Salon culture critic Meghan O'Rourke discusses Dr. Keith Ablow's recent New York Times essay about men who are put off sex by childbirth. [Permalink]
The blogosphere's heated reaction to Ablow's essay prompted O'Rourke to wonder: "How do we deal with the messy, intractable fact that our desires don't conform to our ideals for an egalitarian society?"
But Ablow's piece isn't about men who don't want to attend births as much as society thinks they should. It isn't even about normal visceral reactions to birth and fatherhood. The article described a few cases of men who developed long-term sexual dysfunction after witnessing childbirth.
Ablow didn't spot a trend, he described a rare pathology. His proposed solution? That women and health care professionals coddle the entire male gender to protect the libido of a handful of weak-minded individuals. Now that's male privilege!
O'Rourke writes:
Today's women aren't celebrating pregnancy as a mystical orgasm, but they do see having the father in the delivery room as a necessary component of a healthy marriage, one in which both partners contribute equally to collective partnership. This is an absolutely reasonable request: Childbirth is scary and painful, and it makes sense to have reassurance and help from the person you're closest to (and your child's father). But the belief that men should be on duty no matter what assumes on some level that sex is just like all the other functions that the body performs. What the experience of the men in the therapist's article suggests is that, for at least some, this isn't true; for some, the erotic depends on maintaining a distinction between the sexual and the reproductive.
O'Rourke is urging us to be compassionate towards these poor souls whose libido is no match for biological reality. Fair enough. However, it sounds as if many of the "traumatized" fathers are responsible for their own ongoing discomfort insofar as it arises from modifiable irrational beliefs.
Despite what O'Rourke says, the conviction that men should be on duty for their wives and children doesn't assume anything about the ontology of sexual and reproductive functions. Reality, however, establishes that sex is like other bodily functions. If that's not true "in your experience," you need a therapist who will emphasize gross discrepancy between your experience and real life.
Feelings are what they are. But mature adults develop coping strategies to prevent these feelings from derailing their lives. Adults understand that real life isn't always as sexy as fantasy. To borrow a construction from Jaegwon Kim, "That's why real life is real life and fantasy is fantasy."

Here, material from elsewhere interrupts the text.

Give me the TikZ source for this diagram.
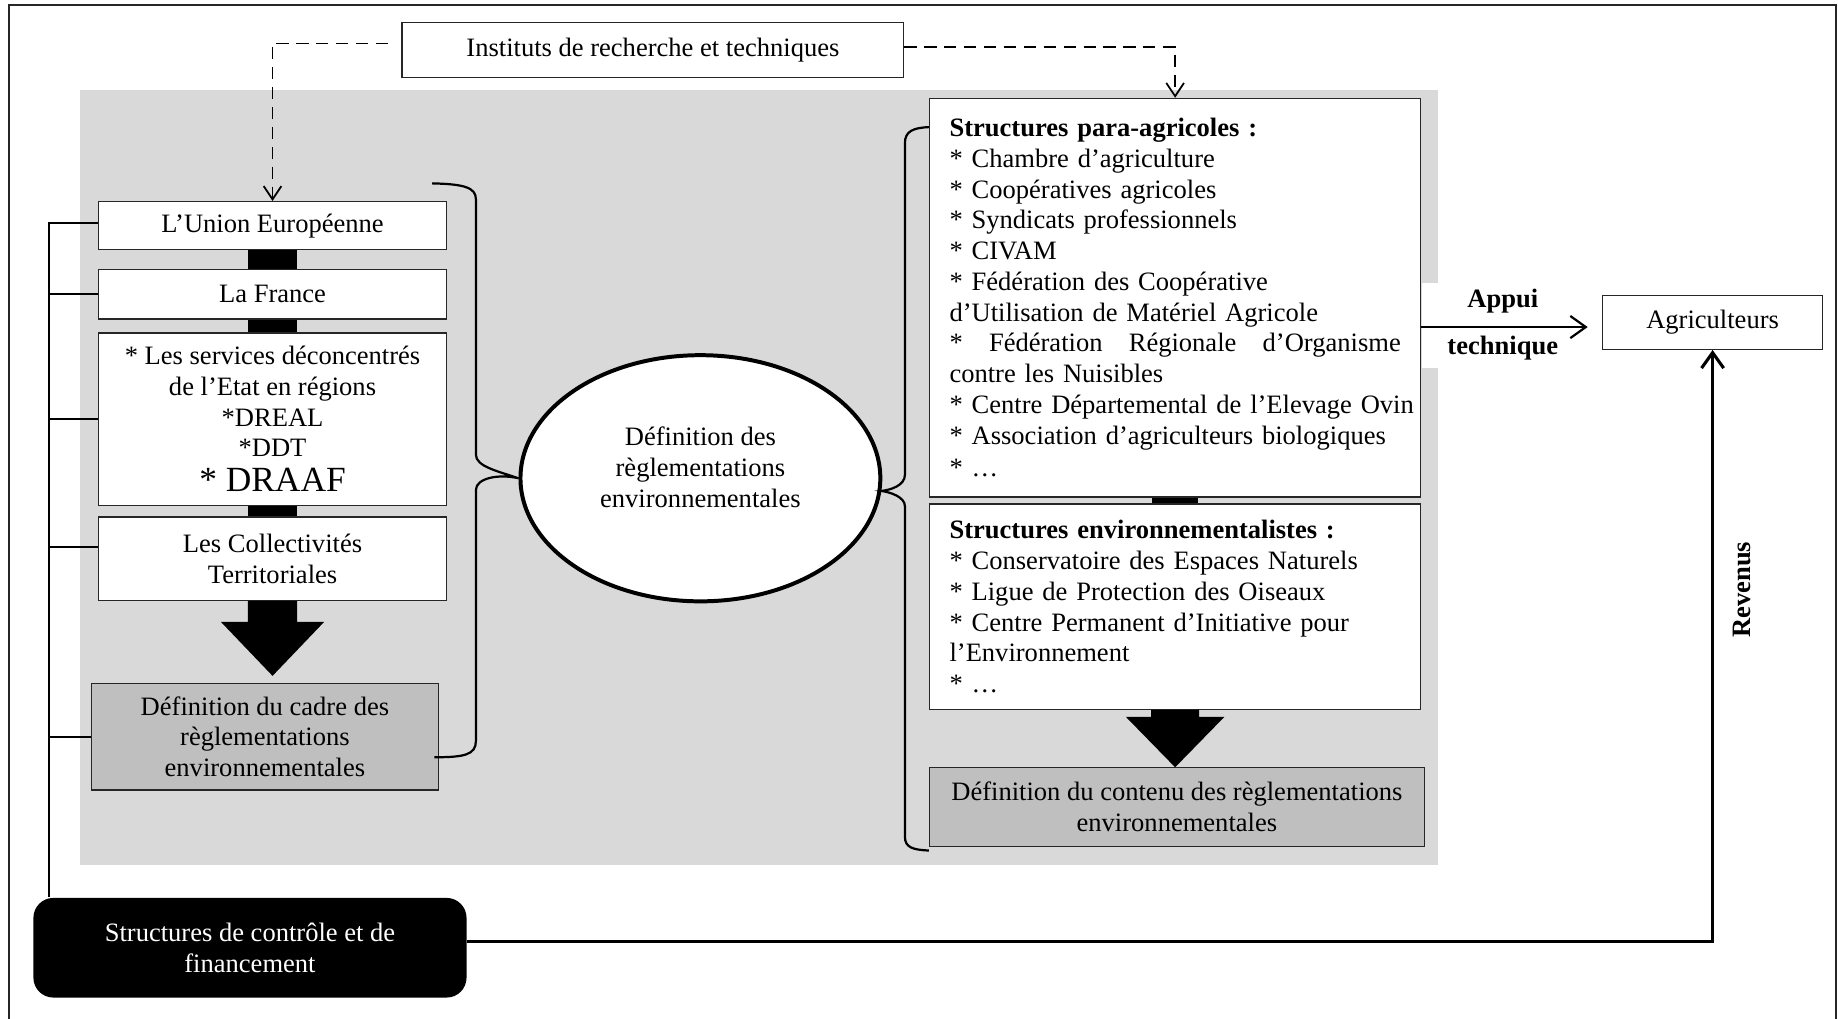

A patient who claims to have permanently lost sexual desire for his wife after seeing her give birth is laboring under some classic irrational expectations: That traumatic experiences necessarily cause permanent emotional damage, that if his wife isn't perfectly sexy she's not desirable at all, that it's intolerable that his real-life responsibilities interferred with his fantasy life, etc.
Appropriately, an interview with Albert Ellis, the father of Rational Emotive Behavior Therapy (REBT) appeared in the Village Voice about the time Ablow's essay came out. I couldn't help but imagine how Ellis would approach a man who was complaining about losing desire for his wife after seeing her give birth.
Patient: I'm alienated from my wife's vagina.
Ellis: Is there something wrong with it?
Patient: No, but I saw it give birth--it was so awful, there was blood and stuff.
Ellis: It still works, right?
Patient: Yes, but now that I've seen it squeeze out a slimy, bloody baby...
Ellis: It's not bloody now, is it?
Patient: No, but every time I look at her I can't help thinking about how awful it looked.
Ellis: Why can't you help it?
Patient: The mystery is gone.
Ellis: What mystery? What part of making babies didn't you understand? [...]
There's plenty of good advice that Ablow could have offered to dads and prospective dads. Practical: Guys, if you're squeamish, park yourself at the head of the bed and don't look under those drapes. Logical: The whole idea of "mystery" is pretty nebulous. You already knew where babies came from. Maybe you saw some gore and maybe that upset you. But why should a fleeting visual sabotage your libido indefinitely? Existential: Yes, parenthood requires major psychological and physical adjustments. No, of course you're not a bad guy for getting squicked. However, if this experience is chronically undermining your sex life, the problem lies with your coping skills, not with the intrinsic horror of the natural process you witnessed.
In these cases, the patient's attitude is making his dick limp, it's his therapist's job to help him adjust that attitude. It's not the therapist's job to convince the rest of the world to accomodate the patient's delusions.